A small, overpriced and not-very-representative convention with most of the Tea Party groups absent isn't going to provide any kind of real or lasting leadership or influence, and the backlash against it is probably going to make future organizing and coordination more difficult as groups look on each other with even more suspicion. While this event could have been an opportunity to unify protesters, it is likely to have the exact opposite effect, and the Tea Party movement will remain a loose alliance with its members even more disaffected and disillusioned than they were before. Some will probably even become discouraged and leave the movement before the 2010 elections give them a chance to have a real influence.

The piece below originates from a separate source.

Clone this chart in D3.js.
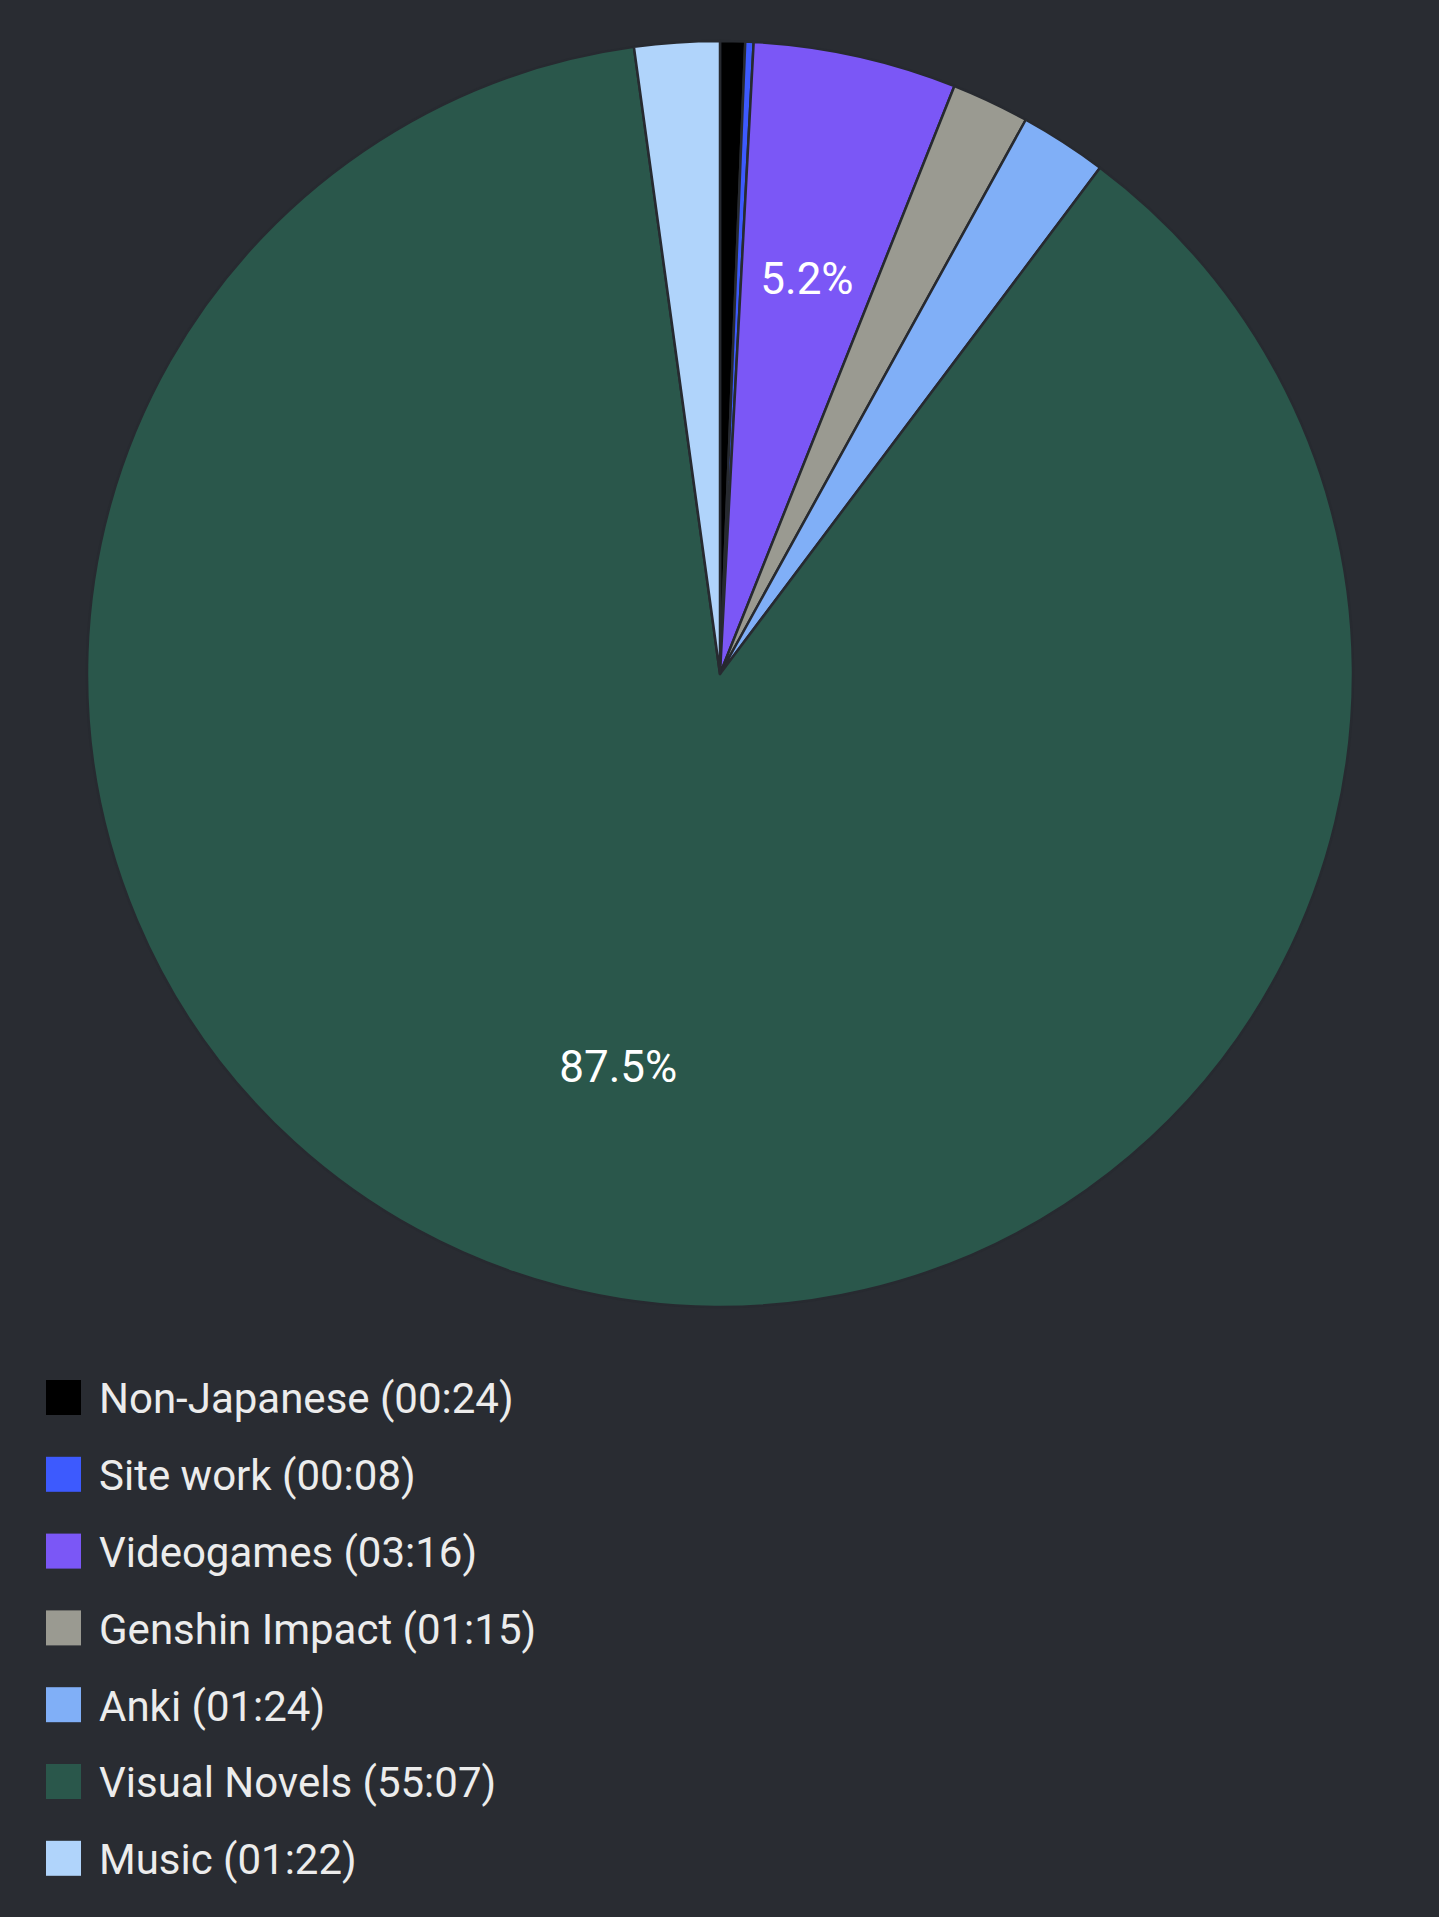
<!DOCTYPE html>
<html>
<head>
<meta charset="utf-8">
<script src="https://cdn.jsdelivr.net/npm/d3@7"></script>
<style>
  html, body { margin: 0; padding: 0; background: #292c32; }
  svg { display: block; }
</style>
</head>
<body>
<svg id="chart" width="1439" height="1917"></svg>
<script>
const categories = ["Non-Japanese", "Site work", "Videogames", "Genshin Impact", "Anki", "Visual Novels", "Music"];
const minutes = [24, 8, 196, 75, 84, 3307, 82];
const durations = ["00:24", "00:08", "03:16", "01:15", "01:24", "55:07", "01:22"];
const pctLabels = ["", "", "5.2%", "", "", "87.5%", ""];
const colors = ["#000000", "#3d5afe", "#7b57f6", "#9a9a91", "#80aff7", "#2a574b", "#b0d4fb"];

const svg = d3.select("#chart");
const W = 1439, H = 1917;
svg.append("rect").attr("width", W).attr("height", H).attr("fill", "#292c32");

const cx = 720, cy = 674, R = 633;
const data = categories.map((c, i) => ({ name: c, value: minutes[i], dur: durations[i], pct: pctLabels[i], color: colors[i] }));

const pie = d3.pie().sort(null).value(d => d.value).startAngle(0).endAngle(2 * Math.PI);
const arc = d3.arc().innerRadius(0).outerRadius(R);
const labelArc = d3.arc().innerRadius(R * 0.64).outerRadius(R * 0.64);

const g = svg.append("g").attr("transform", `translate(${cx},${cy})`);
const arcs = pie(data);

g.selectAll("path.slice")
  .data(arcs)
  .join("path")
  .attr("class", "slice")
  .attr("d", arc)
  .attr("fill", d => d.data.color)
  .attr("stroke", "#272a30")
  .attr("stroke-width", 2.5)
  .attr("stroke-linejoin", "round");

g.selectAll("text.pct")
  .data(arcs.filter(d => d.data.pct))
  .join("text")
  .attr("class", "pct")
  .attr("transform", d => `translate(${labelArc.centroid(d)})`)
  .attr("text-anchor", "middle")
  .attr("dy", "0.36em")
  .attr("fill", "#ffffff")
  .style("font-family", "Roboto, sans-serif")
  .style("font-size", "44px")
  .text(d => d.data.pct);

// Legend
const legend = svg.append("g").attr("transform", "translate(46,1380)");
const rowH = 76.8, sq = 35;
const rows = legend.selectAll("g.row")
  .data(data)
  .join("g")
  .attr("class", "row")
  .attr("transform", (d, i) => `translate(0,${i * rowH})`);

rows.append("rect")
  .attr("width", sq)
  .attr("height", sq)
  .attr("fill", d => d.color);

rows.append("text")
  .attr("x", 53)
  .attr("y", sq / 2)
  .attr("dy", "0.38em")
  .attr("fill", "#ececec")
  .style("font-family", "Roboto, sans-serif")
  .style("font-size", "42px")
  .text(d => `${d.name} (${d.dur})`);
</script>
</body>
</html>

Ironically, if this convention does have a unifying effect, it's more likely to come out of the hostile coverage from the left than from anything done at the convention. As sanctimonious leftists like Rachel Maddow and Keith Olbermann mock the event and the "Teabaggers" in general, such does more to bring them together despite their differences than any misstep like this convention does to drive them apart. Even those who aren't supporting the convention are going to be offended by the mocking and derision of the left, and that will help them find common ground in common enemies and maybe the next attempt at working together will go better as a result.
So don't write the Tea Party off just because of this sad event in Tennessee. The final chapter in the story of grassroots America rising up and demanding better government has yet to be written and the real test will come at the polls this November.